The bipartisan state Ethics Commission has made a public show of support for its administrator, Brian Bell, as Republican legislative leaders are vowing to force him out later this month.
The commission, made up of three Democrats and three Republicans, cast a formal, unanimous vote of confidence in Bell at their meeting Thursday.
GOP lawmakers have made a similar threat to oust the administrator of the state Elections Commission, Michael Haas — who also has the support of that bipartisan commission.
State Senate Majority Leader Scott Fitzgerald says he will hold a Senate vote Jan. 23 to reject their confirmations. Fitzgerald, R-Juneau, also has rejected calls from the commissions to hold public hearings on the administrators’ performance.

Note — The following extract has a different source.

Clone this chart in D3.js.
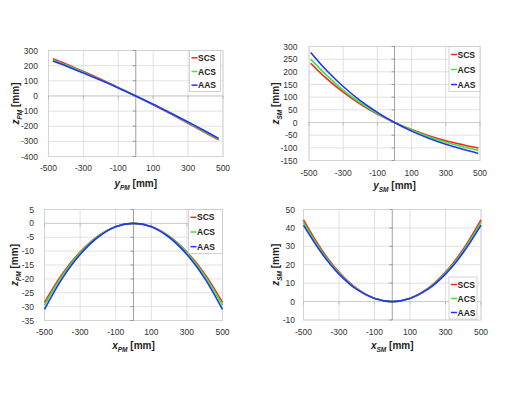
<!DOCTYPE html>
<html>
<head>
<meta charset="utf-8">
<script src="https://cdn.jsdelivr.net/npm/d3@7"></script>
<style>
  body { margin: 0; background: #fff; }
  svg { display: block; font-family: "Liberation Sans", Arial, sans-serif; }
</style>
</head>
<body>
<div id="chart"></div>
<script>
// Series names and colours
const seriesNames = ["SCS", "ACS", "AAS"];
const seriesColors = ["#ff2020", "#33ee33", "#2233ff"];

// Panel 1: z_PM vs y_PM
const pmYPos = [-475, -400, -300, -200, -100, 0, 100, 200, 300, 400, 475];
const pmYScs = [245, 211, 161, 110, 56, 0, -58, -118, -180, -244, -290];
const pmYAcs = [238, 204, 156, 106, 54, 0, -56, -115, -176, -238, -285];
const pmYAas = [230, 198, 151, 103, 53, 0, -55, -113, -172, -233, -280];

// Panel 2: z_SM vs y_SM
const smYPos = [-490, -400, -300, -200, -100, 0, 100, 200, 300, 400, 490];
const smYScs = [234, 175, 120, 73, 33, 0, -28, -52, -72, -88, -101];
const smYAcs = [250, 188, 128, 78, 36, 0, -30, -56, -78, -96, -110];
const smYAas = [276, 207, 142, 86, 40, 0, -34, -62, -86, -106, -122];

// Panel 3: z_PM vs x_PM
const pmXPos = [-500, -400, -300, -200, -100, 0, 100, 200, 300, 400, 500];
const pmXScs = [-28.5, -18.2, -10.3, -4.6, -1.1, 0, -1.1, -4.6, -10.3, -18.2, -28.5];
const pmXAcs = [-29.5, -18.9, -10.6, -4.7, -1.2, 0, -1.2, -4.7, -10.6, -18.9, -29.5];
const pmXAas = [-31, -19.8, -11.2, -5.0, -1.2, 0, -1.2, -5.0, -11.2, -19.8, -31];

// Panel 4: z_SM vs x_SM
const smXPos = [-500, -400, -300, -200, -100, 0, 100, 200, 300, 400, 500];
const smXScs = [44.3, 28.4, 16.0, 7.1, 1.8, 0, 1.8, 7.1, 16.0, 28.4, 44.3];
const smXAcs = [43, 27.5, 15.5, 6.9, 1.7, 0, 1.7, 6.9, 15.5, 27.5, 43];
const smXAas = [41.5, 26.6, 14.9, 6.6, 1.7, 0, 1.7, 6.6, 14.9, 26.6, 41.5];

// Tick values
const xTicks = [-500, -300, -100, 100, 300, 500];
const yTicks1 = [300, 200, 100, 0, -100, -200, -300, -400];
const yTicks2 = [300, 250, 200, 150, 100, 50, 0, -50, -100, -150];
const yTicks3 = [5, 0, -5, -10, -15, -20, -25, -30, -35];
const yTicks4 = [50, 40, 30, 20, 10, 0, -10];

const svg = d3.select("#chart").append("svg")
  .attr("width", 526)
  .attr("height", 395);

const panels = [
  { box: [48.5, 223, 50.5, 156.5], yDom: [-400, 300], yTicks: yTicks1,
    xs: pmYPos, ys: [pmYScs, pmYAcs, pmYAas], xVar: "y", yVar: "z", sub: "PM",
    yLabelRight: 38, xLabelY: 171, xTitleY: 187, yTitleX: 19,
    legend: [189.5, 50.5, 31, 41] },
  { box: [309, 480, 46.5, 160.5], yDom: [-150, 300], yTicks: yTicks2,
    xs: smYPos, ys: [smYScs, smYAcs, smYAas], xVar: "y", yVar: "z", sub: "SM",
    yLabelRight: 297.5, xLabelY: 176, xTitleY: 189, yTitleX: 279,
    legend: [449, 46.5, 31, 45] },
  { box: [44.5, 222.5, 209.5, 320.5], yDom: [-35, 5], yTicks: yTicks3,
    xs: pmXPos, ys: [pmXScs, pmXAcs, pmXAas], xVar: "x", yVar: "z", sub: "PM",
    yLabelRight: 34, xLabelY: 334.5, xTitleY: 349, yTitleX: 18,
    legend: [188.5, 209.5, 34, 44] },
  { box: [303.5, 481, 209.5, 320], yDom: [-10, 50], yTicks: yTicks4,
    xs: smXPos, ys: [smXScs, smXAcs, smXAas], xVar: "x", yVar: "z", sub: "SM",
    yLabelRight: 295, xLabelY: 334.5, xTitleY: 349, yTitleX: 279,
    legend: [449, 277, 28, 42] }
];

function axisTitle(sel, v, sub) {
  sel.append("tspan").attr("font-style", "italic").text(v);
  sel.append("tspan").attr("font-style", "italic").attr("font-size", "6.5px")
    .attr("dy", "2.5").text(sub);
  sel.append("tspan").attr("dy", "-2.5").text(" [mm]");
}

panels.forEach(p => {
  const [x0, x1, y0, y1] = p.box;
  const x = d3.scaleLinear().domain([-500, 500]).range([x0, x1]);
  const y = d3.scaleLinear().domain(p.yDom).range([y1, y0]);
  const g = svg.append("g");

  // gridlines
  g.selectAll(".hg").data(p.yTicks).enter().append("line")
    .attr("x1", x0).attr("x2", x1)
    .attr("y1", d => y(d)).attr("y2", d => y(d))
    .attr("stroke", "#d9d9d9").attr("stroke-width", 0.8);
  g.selectAll(".vg").data(xTicks).enter().append("line")
    .attr("x1", d => x(d)).attr("x2", d => x(d))
    .attr("y1", y0).attr("y2", y1)
    .attr("stroke", "#d9d9d9").attr("stroke-width", 0.8);

  // plot border
  g.append("rect")
    .attr("x", x0).attr("y", y0)
    .attr("width", x1 - x0).attr("height", y1 - y0)
    .attr("fill", "none").attr("stroke", "#d0d0d0").attr("stroke-width", 0.8);

  // horizontal axis at zero with small ticks
  g.append("line")
    .attr("x1", x0).attr("x2", x1).attr("y1", y(0)).attr("y2", y(0))
    .attr("stroke", "#c8c8c8").attr("stroke-width", 0.8);
  g.selectAll(".xt").data(xTicks).enter().append("line")
    .attr("x1", d => x(d)).attr("x2", d => x(d))
    .attr("y1", y(0)).attr("y2", y(0) + 3)
    .attr("stroke", "#b0b0b0").attr("stroke-width", 0.8);

  // vertical axis at zero
  g.append("line")
    .attr("x1", x(0)).attr("x2", x(0)).attr("y1", y0).attr("y2", y1)
    .attr("stroke", "#8a8a8a").attr("stroke-width", 0.8);
  g.selectAll(".yt").data(p.yTicks).enter().append("line")
    .attr("x1", x(0) - 3).attr("x2", x(0))
    .attr("y1", d => y(d)).attr("y2", d => y(d))
    .attr("stroke", "#8a8a8a").attr("stroke-width", 0.8);

  // tick labels
  g.selectAll(".yl").data(p.yTicks).enter().append("text")
    .attr("x", p.yLabelRight).attr("y", d => y(d) + 3)
    .attr("text-anchor", "end")
    .attr("font-size", "8.5px").attr("fill", "#333")
    .text(d => d);
  g.selectAll(".xl").data(xTicks).enter().append("text")
    .attr("x", d => x(d)).attr("y", p.xLabelY)
    .attr("text-anchor", "middle")
    .attr("font-size", "8.5px").attr("fill", "#333")
    .text(d => d);

  // axis titles
  const xt = g.append("text")
    .attr("x", x(0)).attr("y", p.xTitleY)
    .attr("text-anchor", "middle")
    .attr("font-size", "10px").attr("font-weight", "bold").attr("fill", "#222");
  axisTitle(xt, p.xVar, p.sub);
  const yt = g.append("text")
    .attr("transform", `translate(${p.yTitleX},${(y0 + y1) / 2}) rotate(-90)`)
    .attr("text-anchor", "middle")
    .attr("font-size", "10px").attr("font-weight", "bold").attr("fill", "#222");
  axisTitle(yt, p.yVar, p.sub);

  // data lines
  const line = d3.line()
    .x((d, i) => x(p.xs[i]))
    .y(d => y(d))
    .curve(d3.curveCatmullRom);
  p.ys.forEach((vals, i) => {
    g.append("path")
      .datum(vals)
      .attr("d", line)
      .attr("fill", "none")
      .attr("stroke", seriesColors[i])
      .attr("stroke-width", 1.6);
  });

  // legend
  const [lx, ly, lw, lh] = p.legend;
  const lg = g.append("g");
  lg.append("rect")
    .attr("x", lx).attr("y", ly).attr("width", lw).attr("height", lh)
    .attr("fill", "#fff").attr("stroke", "#c8c8c8").attr("stroke-width", 0.8);
  seriesNames.forEach((name, i) => {
    const cy = ly + lh * (i + 0.5) / 3 + 0.5;
    lg.append("line")
      .attr("x1", lx + 2).attr("x2", lx + 8)
      .attr("y1", cy).attr("y2", cy)
      .attr("stroke", seriesColors[i]).attr("stroke-width", 1.5);
    lg.append("text")
      .attr("x", lx + 8.5).attr("y", cy + 3)
      .attr("font-size", "8.5px").attr("font-weight", "bold").attr("fill", "#222")
      .text(name);
  });
});
</script>
</body>
</html>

The Republican legislative leaders have said the problem with Bell and Haas is that both are former employees of the now-defunct Government Accountability Board and there is concern about “partisan influence” leftover from that agency. The GAB was nonpartisan, led by retired judges.
Bell, asked by commissioners at a Thursday meeting why he left the accountability board, said he departed it in 2014 in part because “I didn’t necessarily always agree with how things operated.”
“I didn’t feel there were enough policies and procedures in place to ensure objectivity and consistency,” Bell said in a subsequent interview.
Democratic commissioner Jeralyn Wendelberger said she doesn’t understand what concerns about partisanship apply to Bell.
“We still are in the dark as to those allegations,” Wendelberger said.
Wendelberger advocated the commission holding its own hearing on Bell if the Senate won’t. Republican commissioner Pat Strachota said that while she supports Bell, she’s not sure what would be accomplished by a hearing because the final word on confirmation is in the Senate.
Assembly Speaker Robin Vos, R-Rochester, and Fitzgerald last month called on Haas and Bell to resign. Vos, asked Thursday why they needed to go, said “for a sizable chunk of the electorate and especially of elected officials, they question the ability of folks who aren’t taking responsibility for what actually occurred during the GAB fiasco to now be the ones with their thumb on the scale as to what is right and what is wrong in our elections and ethics process.”
“I just felt it would be easier to kind of wipe the slate clean,” Vos said.
The Republican lawmakers’ call for Bell and Haas to resign came immediately after Republican Attorney General Brad Schimel released a sweeping report on a probe of leaked records from a now-shuttered secret investigation into Gov. Scott Walker’s 2012 recall campaign. The backlash from that so-called “John Doe” investigation was what led to the dissolution of the accountability board.
The Attorney General’s report recommended disciplinary action for nine public officials — none of whom are Bell or Haas.
Sen. Steve Nass, R-Whitewater, said in a letter made public Thursday that he will oppose Bell’s confirmation, in part, because of the report. Nass said it raises questions about the extent to which Bell cooperated with the Attorney General’s probe, and about how he stored records left over from the accountability board.
Bell last month took the unusual step of asking the commission to investigate him in response to allegations that he is partisan.
Nass, in the letter, said attorney Patrick Fiedler contacted Nass and informed him that he had been hired as an investigator by the commission “regarding an ethics inquiry of Mr. Bell.” Fiedler formerly was a federal prosecutor, state Department of Corrections secretary and Dane County Circuit Court judge for 18 years.